Another important African worldview is one in which children are expected to be respectful, dutiful and in obedience to elders. All elders. This expectation is particularly foisted upon young girls and women at every age in relation to men. While I believe kindness and generosity are admirable characteristics in all people, I wholeheartedly reject this expectation of women to bend at the whim of men they do not know. I cannot count the amount of times I have been at a Ghanaian party or family function and am expected to serve elders as I attempt to sneak past them to the washroom. To be sure, I do believe that care and respect for elders is an important aspect of many African cultures. However, the sexist expectation for women to constantly be in service to and not challenge elders simply based on their combined age and gender is completely absurd to me. The demands that women be graceful, even-tempered and ‘nice’ are often employed to silence women’s (justified) rage. While there is much evidence to suggest that African women have historically been strong leaders, unapologetically free and challengers of patriarchal systems, there is still a narrative that women must pander to the desires, expectations and requests of men. To not do so positions you as a disrespectful, ill-behaved or difficult woman.
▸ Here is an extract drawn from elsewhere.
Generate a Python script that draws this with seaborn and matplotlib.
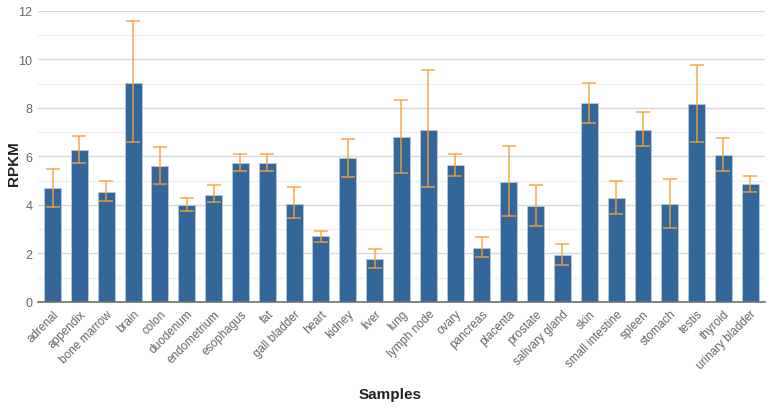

Just looking at African women in public space (i.e. politics and government) suggests that there is still an unfair belief that women should ‘comport themselves’ – even in heated political debates!

A different world

Writing this article was not merely about letting off steam. I am committed to creating a different world for my nieces and nephews – a world in which being an African woman does not mean bending to African men. I am interested in an African feminist vision that moves us away from respectability politics for women and girls. I want us to feel liberated to be our full selves without the demands of ‘culture’ weighing heavily on us. My hope is that those reading this article will be compelled to create another world with me.